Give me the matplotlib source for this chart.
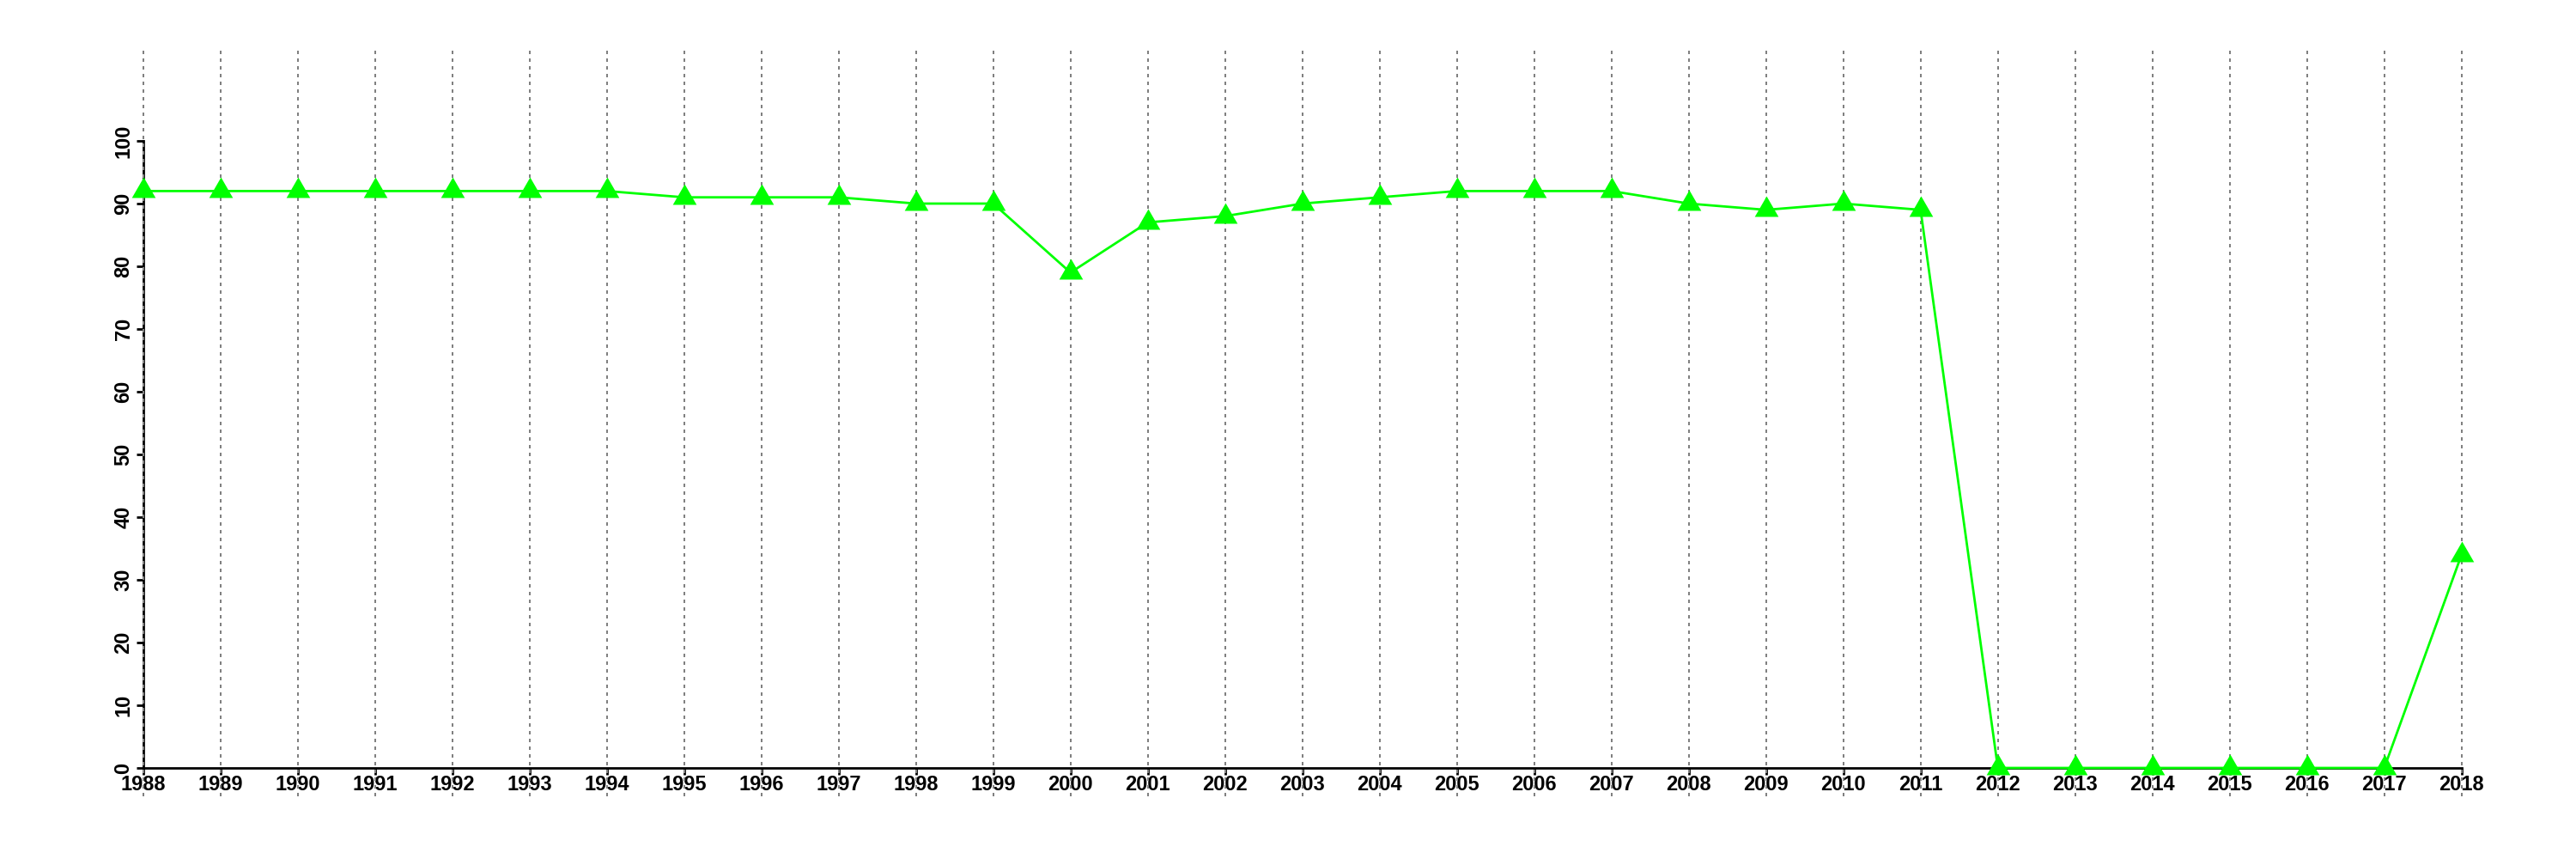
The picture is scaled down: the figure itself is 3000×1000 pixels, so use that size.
import numpy as np
import matplotlib
matplotlib.use("Agg")
import matplotlib.pyplot as plt

# values
years = list(range(1988, 2019))
values = [92, 92, 92, 92, 92, 92, 92, 91, 91, 91,
          90, 90, 79, 87, 88, 90, 91, 92, 92, 92,
          90, 89, 90, 89, 0, 0, 0, 0, 0, 0, 34]
yticks = list(range(0, 101, 10))

plt.rcParams['font.family'] = ['Liberation Sans', 'DejaVu Sans']

fig = plt.figure(figsize=(30, 10), dpi=100)
ax = fig.add_axes([0, 0, 1, 1])

# pixel mapping: 1988 -> x=167, 90 px per year; y=0 -> 894 from top, 7.3 px per unit
px_year = 90.0
px_unit = 7.3
ax.set_xlim(1988 - 166.7 / px_year, 1988 + (3000 - 166.7) / px_year)
ax.set_ylim(-106 / px_unit, (1000 - 106) / px_unit)

# dotted vertical guides, running through the year labels
ax.vlines(years, -4.5, 114.4, colors='#808080', linestyles=(0, (2, 2.5)),
          linewidth=1.44, zorder=3)

# equilateral triangle centred on its centroid (like R's pch 17)
tri = [(0, 1.155), (-1, -0.577), (1, -0.577), (0, 1.155)]
ax.plot(years, values, color='#00ff00', linewidth=2.0, marker=tri,
        markersize=23, markeredgewidth=0, markerfacecolor='#00ff00', zorder=4)

for side in ['top', 'right']:
    ax.spines[side].set_visible(False)
ax.spines['left'].set_position(('data', 1988))
ax.spines['left'].set_bounds(0, 100)
ax.spines['bottom'].set_position(('data', 0))
ax.spines['bottom'].set_bounds(1988, 2018)
for side in ['left', 'bottom']:
    ax.spines[side].set_linewidth(2.0)
    ax.spines[side].set_color('black')

ax.set_xticks(years)
ax.set_xticklabels([str(y) for y in years], fontsize=17, fontweight='bold')
ax.set_yticks(yticks)
ax.set_yticklabels([str(t) for t in yticks], fontsize=17, fontweight='bold',
                   rotation=90, va='center')
ax.tick_params(axis='both', direction='out', length=6, width=2.0, color='black')
ax.tick_params(axis='x', pad=0)
ax.tick_params(axis='y', pad=2)

fig.savefig('out.png', dpi=100, facecolor='white')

● ● ●

Work to do ::
Everything from the first line of the listing above through the line that contains "yticks = list(range(0, 101, 10))" is to be restated word for word, minus the pictures.

Result of the exercise ::
Give me the matplotlib source for this chart.
The picture is scaled down: the figure itself is 3000×1000 pixels, so use that size.
import numpy as np
import matplotlib
matplotlib.use("Agg")
import matplotlib.pyplot as plt

# values
years = list(range(1988, 2019))
values = [92, 92, 92, 92, 92, 92, 92, 91, 91, 91,
          90, 90, 79, 87, 88, 90, 91, 92, 92, 92,
          90, 89, 90, 89, 0, 0, 0, 0, 0, 0, 34]
yticks = list(range(0, 101, 10))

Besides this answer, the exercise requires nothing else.